Sunday, September 15, 2019

Walking the wrong talk

Sermon for the thirteenth Sunday after Trinity

Every family seems to have a scandal. Somewhere along the line, someone upsets a brother or a sister or a cousin. You may have heard of parents disowning children or children divorcing their parents. We certainly know of many marriages which have ended badly.

Is it ever right for a family to break apart? There are certainly families so dysfunctional that they have to be broken up.

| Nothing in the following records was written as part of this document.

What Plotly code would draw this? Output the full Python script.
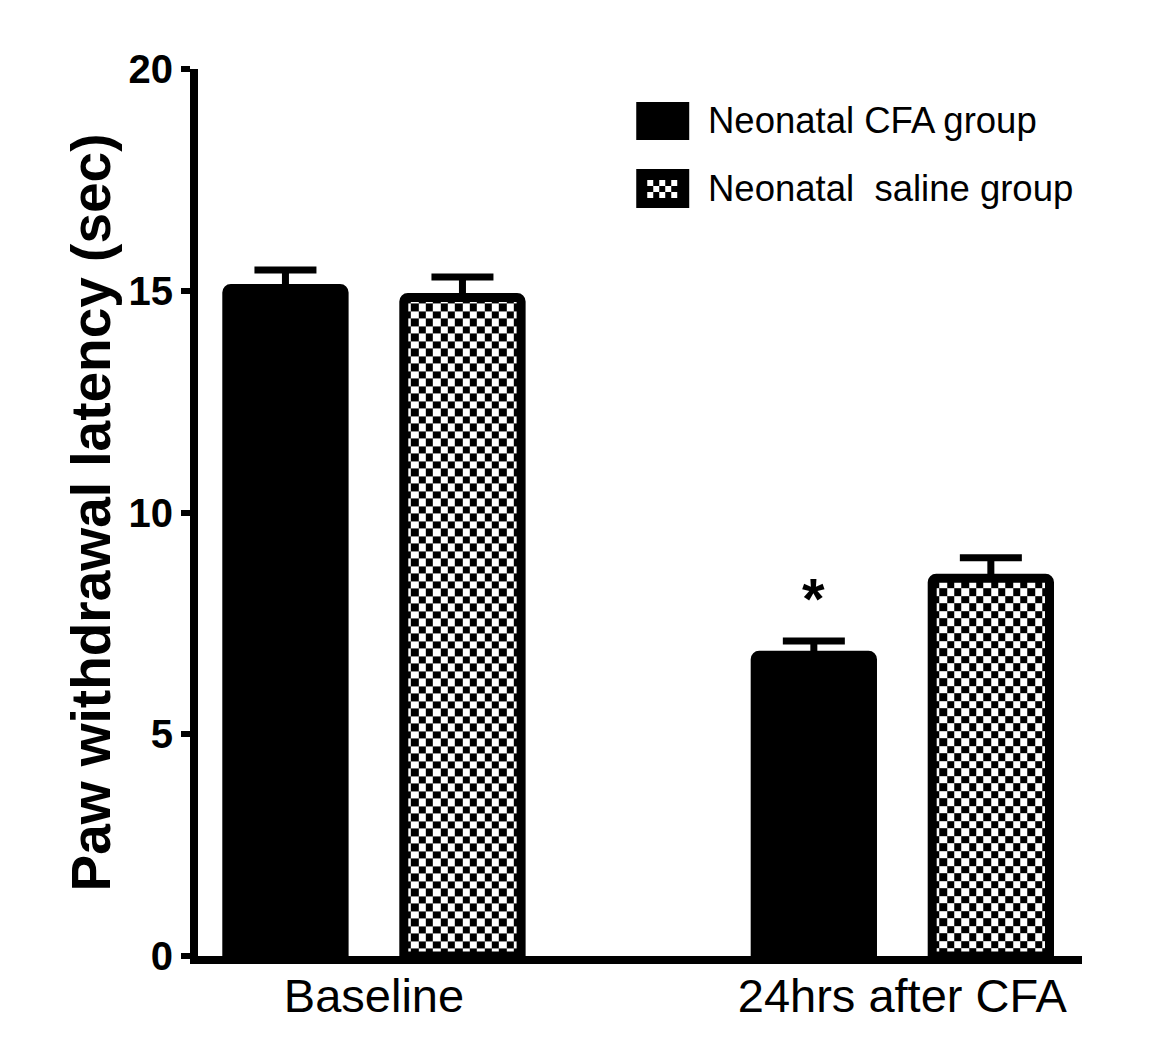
import plotly.graph_objects as go
import numpy as np

# ---- data ----
categories = ["Baseline", "24hrs after CFA"]
cfa_values = [15.05, 6.78]
cfa_errors = [0.42, 0.32]
saline_values = [14.85, 8.52]
saline_errors = [0.46, 0.46]
series_names = ["Neonatal CFA group", "Neonatal\u00a0 saline group"]
y_ticks = [0, 5, 10, 15, 20]

# ---- layout geometry (screen pixels; page body has an 8px margin) ----
W, H = 1176, 1055
BODY = 8
SL, SR, ST, SB = 197.5, 1082, 69, 956   # plot area on screen
PL, PR, PT, PB = SL - BODY, SR - BODY, ST - BODY, SB - BODY
XR = [-0.333, 1.34]
YR = [0, 20]
BAR_W = 0.222
OFF = 0.1675
LINE_W = 9
CELL_PX = 7.5

font = "Liberation Sans, Arial, sans-serif"
xpos = list(range(len(categories)))


def px_to_paper(sx, sy):
    return (sx - SL) / (SR - SL), (SB - sy) / (SB - ST)


fig = go.Figure()

# checkerboard fill for saline bars (heatmaps drawn beneath the bars)
x_per_px = (XR[1] - XR[0]) / (SR - SL)
y_per_px = (YR[1] - YR[0]) / (SB - ST)
for i, v in enumerate(saline_values):
    left = xpos[i] + OFF - BAR_W / 2
    ncol = int(round(BAR_W / x_per_px / CELL_PX))
    xe = list(np.linspace(left, left + BAR_W, ncol + 1))
    ch = CELL_PX * y_per_px
    nrow = int(np.ceil(v / ch))
    ye = [k * ch for k in range(nrow)] + [v]
    z = [[(r + c) % 2 for c in range(ncol)] for r in range(nrow)]
    fig.add_trace(go.Heatmap(
        x=xe, y=ye, z=z, zmin=0, zmax=1,
        colorscale=[[0, "white"], [1, "black"]],
        showscale=False, hoverinfo="skip", zsmooth=False,
    ))

fig.add_trace(go.Bar(
    x=xpos, y=cfa_values, width=BAR_W, offset=-OFF - BAR_W / 2,
    name=series_names[0], showlegend=False,
    marker=dict(color="black", line=dict(color="black", width=LINE_W), cornerradius=4),
    error_y=dict(type="data", array=cfa_errors, arrayminus=[0] * len(cfa_errors),
                 symmetric=False, color="black", thickness=7, width=31),
))
fig.add_trace(go.Bar(
    x=xpos, y=saline_values, width=BAR_W, offset=OFF - BAR_W / 2,
    name=series_names[1], showlegend=False,
    marker=dict(color="rgba(0,0,0,0)", line=dict(color="black", width=LINE_W), cornerradius=4),
    error_y=dict(type="data", array=saline_errors, arrayminus=[0] * len(saline_errors),
                 symmetric=False, color="black", thickness=7, width=31),
))

# significance asterisk
fig.add_annotation(
    x=xpos[1] - OFF, y=cfa_values[1] + cfa_errors[1], xref="x", yref="y",
    text="<b>*</b>", showarrow=False, yanchor="bottom", yshift=8,
    font=dict(family=font, size=58, color="black"),
)

# manual legend
shapes = []
annos = []
sw = [(637, 103, 688, 139), (637, 170, 688, 207)]
for k, (x0, y0, x1, y1) in enumerate(sw):
    a0, b0 = px_to_paper(x0, y1)
    a1, b1 = px_to_paper(x1, y0)
    shapes.append(dict(type="rect", xref="paper", yref="paper", x0=a0, y0=b0, x1=a1, y1=b1,
                       fillcolor="black", line=dict(color="black", width=2), layer="above"))
    tx, ty = px_to_paper(706, (y0 + y1) / 2)
    annos.append(dict(x=tx, y=ty, xref="paper", yref="paper", text=series_names[k],
                      showarrow=False, xanchor="left", yanchor="middle",
                      font=dict(family=font, size=36.5, color="black")))
# checker inside second swatch
cx0, cy0, cs = 647, 180, 6
for r in range(3):
    for c in range(5):
        if (r + c) % 2 == 0:
            a0, b0 = px_to_paper(cx0 + c * cs, cy0 + (r + 1) * cs)
            a1, b1 = px_to_paper(cx0 + (c + 1) * cs, cy0 + r * cs)
            shapes.append(dict(type="rect", xref="paper", yref="paper", x0=a0, y0=b0, x1=a1, y1=b1,
                               fillcolor="white", line=dict(width=0), layer="above"))

for a in annos:
    fig.add_annotation(**a)

fig.update_layout(
    width=W, height=H,
    margin=dict(l=PL, r=W - PR, t=PT, b=H - PB, autoexpand=False),
    paper_bgcolor="white", plot_bgcolor="white",
    showlegend=False,
    shapes=shapes,
    font=dict(family=font, color="black"),
    xaxis=dict(
        range=XR, tickvals=xpos, ticktext=categories, showgrid=False, zeroline=False,
        showline=True, linecolor="black", linewidth=8, ticks="",
        ticklabelstandoff=-8,
        tickfont=dict(family=font, size=47, color="black"), fixedrange=True,
    ),
    yaxis=dict(
        range=YR, tickvals=y_ticks, showgrid=False, zeroline=False,
        showline=True, linecolor="black", linewidth=8,
        ticks="outside", ticklen=9, tickwidth=6, tickcolor="black",
        tickfont=dict(family=font, size=40, color="black", weight="bold"),
        title=dict(text="Paw withdrawal latency (sec)", standoff=3,
                   font=dict(family=font, size=55, color="black", weight="bold")),
        fixedrange=True,
    ),
)

fig.write_html("out.html")
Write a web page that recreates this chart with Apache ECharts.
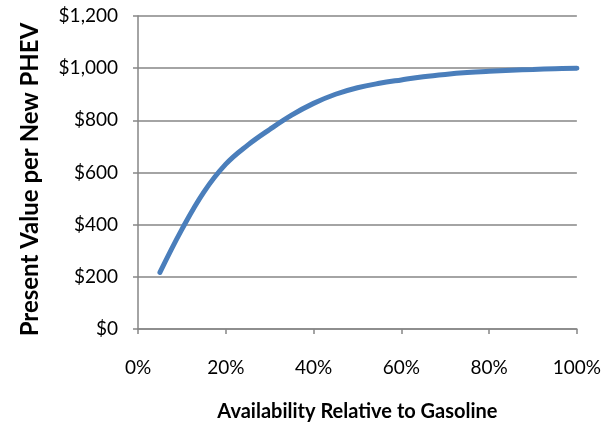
<!DOCTYPE html>
<html>
<head>
<meta charset="utf-8">
<script src="https://cdn.jsdelivr.net/npm/echarts@6/dist/echarts.min.js"></script>
<style>
html,body{margin:0;padding:0;background:#fff;}
#c{width:604px;height:427px;}
</style>
</head>
<body>
<div id="c"></div>
<script>
// Availability relative to gasoline (%)
const availability = [5, 10, 15, 20, 25, 30, 35, 40, 45, 50, 55, 60, 65, 70, 75, 80, 85, 90, 95, 100];
// Present value per new PHEV ($)
const presentValue = [217, 382, 525, 632, 705, 765, 820, 865, 900, 925, 942, 955, 967, 976, 983, 988, 992, 995, 998, 1000];
const xTicks = [0, 20, 40, 60, 80, 100];
const yTicks = [0, 200, 400, 600, 800, 1000, 1200];

const FONT = 'Lato';
const chart = echarts.init(document.getElementById('c'), null, {renderer: 'canvas'});
const data = availability.map((a, i) => [a, presentValue[i]]);
const fmtMoney = v => '$' + v.toLocaleString('en-US');

chart.setOption({
  animation: false,
  backgroundColor: '#ffffff',
  grid: {left: 138, right: 26, top: 16, bottom: 96, containLabel: false},
  xAxis: {
    type: 'value',
    min: xTicks[0], max: xTicks[xTicks.length - 1], interval: 20,
    name: 'Availability Relative to Gasoline',
    nameLocation: 'middle', nameGap: 73,
    nameTextStyle: {fontFamily: FONT, fontWeight: 'bold', fontSize: 20, color: '#000'},
    axisLine: {show: true, lineStyle: {color: '#868686', width: 1.5}},
    axisTick: {show: true, inside: false, length: 5, lineStyle: {color: '#868686', width: 1.5}},
    axisLabel: {formatter: v => v + '%', margin: 29, fontFamily: FONT, fontSize: 19, color: '#000'},
    splitLine: {show: false}
  },
  yAxis: {
    type: 'value',
    min: yTicks[0], max: yTicks[yTicks.length - 1], interval: 200,
    name: 'Present Value per New PHEV',
    nameLocation: 'middle', nameGap: 96, nameRotate: 90,
    nameTextStyle: {fontFamily: FONT, fontWeight: 'bold', fontSize: 24, color: '#000', padding: [0, 14, 0, 0]},
    axisLine: {show: true, lineStyle: {color: '#868686', width: 1.5}},
    axisTick: {show: true, inside: false, length: 5, lineStyle: {color: '#868686', width: 1.5}},
    axisLabel: {formatter: fmtMoney, margin: 20, fontFamily: FONT, fontSize: 19, color: '#000'},
    splitLine: {show: true, lineStyle: {color: '#868686', width: 1.5}}
  },
  series: [{
    type: 'line',
    data: data,
    smooth: 0.4,
    showSymbol: false,
    lineStyle: {color: '#4a7ebb', width: 5, cap: 'round'},
    itemStyle: {color: '#4a7ebb'}
  }]
});
</script>
</body>
</html>
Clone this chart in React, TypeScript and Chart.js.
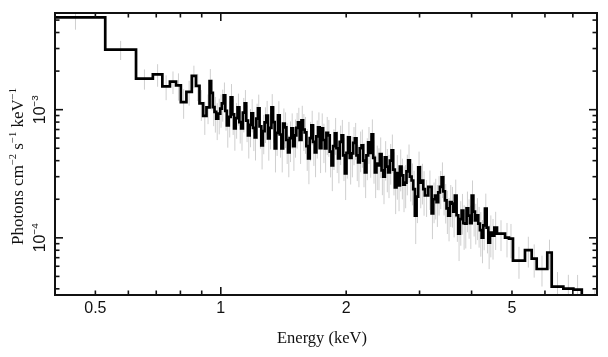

It seems that the Church is just such a dysfunctional family.

[PAUSE]

The Church has been riven with many schisms and factions. Even today, we witness congregations disowning their parent church and realigning themselves with others. Though many would deny it, this is true of all branches of the Church. It has happened in the Orthodox Church which has fractured most recently over the issue of Ukraine; the Anglican Communion is fragmenting along issues which boil down to the authority of Holy Scripture; and Pope Francis has recently said that he doesn’t have a problem with those who threaten to break away from the Church of Rome over issues his pontificate raises.

Surely this isn’t right. Surely there is only One Holy, Catholic and Apostolic Church. How can that break apart?

[PAUSE]

First, we should realise that St Paul witnesses fragmentation in the Church. His letters to the Corinthians and to the Romans demonstrate that he is committed to resolving disputes. However, there are occasions when a split must occur. St Paul writes to St Timothy who is in Ephesus. His main concern about the church in Ephesus is that strange teachings are arising. St Paul tells him, “charge some that they teach no other doctrine, Neither give heed to fables and endless genealogies, which minister questions, rather than godly edifying which is in faith: so do.”

These false teachers are Nicolaitans and Our Lord tells St John in the book of Revelation that the Church in Ephesus has done well to hate their teaching. We still don’t quite know what the Nicolaitans teach but several Church Fathers such as St Hippolytus and St Epiphanius suggest that the Nicolaitans are the followers of a deacon called Nicolas who has fallen into sexual immorality and impurity and changes the teaching of the Church to reflect that.

St Paul is very clear, “If any man teach otherwise, and consent not to wholesome words, even the words of our Lord Jesus Christ, and to the doctrine which is according to godliness; He is proud, knowing nothing, but doting about questions and strifes of words, whereof cometh envy, strife, railings, evil surmisings, Perverse disputings of men of corrupt minds, and destitute of the truth, supposing that gain is godliness: from such withdraw thyself.”

For the health of the Church, the Christian must walk away from anyone who changes the Faith from what Our Lord Jesus Christ teaches us, from what He shows us and from what His disciples bear witness. St Paul tells us that those who change the Faith like to change and quibble about what words mean, and argue about what is really being taught. We have seen this before, because we know that the Devil likes to quote Holy Scripture but in such a way as to make it mean what it does not.

So, we must withdraw from those who change what Our Lord Jesus Christ teaches.

But…

[PAUSE]

There is an important thing here that we must take care. Our Lord Jesus commends us for hating the teaching of the Nicolaitans, but not for hating the Nicolaitans. The one thing that can never change is that all humanity is one family and that we share this humanity with everyone, even evil doers. We have the same humanity as Our Lady, St Peter, St John, St Paul, St Theresa of Calcutta, even the same humanity as Our Lord. But we also have the same humanity as our worst enemy, the greatest schismatics, the Nicolaitans, and dictators such as Stalin, Hitler and Pol Pot. We cannot change that.

Each person is still our neighbour and still worthy of our love because they bear the same humanity as we do, and the teaching of Christ is that we love them. There is a difference between walking away from those who preach a false Gospel and hating them.

[PAUSE]

When we have to walk away, we must do so with tears in our eyes, feeling for the people who have been so deceived and remembering that we ourselves can easily be corrupted if we are not careful. We must pray to God vigorously begging Him to save those who have thing so badly wrong, and begging Him to show us of any false teaching that we might be holding onto. We must keep the door of the Church unlocked and a light burning in the window for those who leave the Church through false teaching so that they can see the way back and find God’s forgiveness and joy at their return.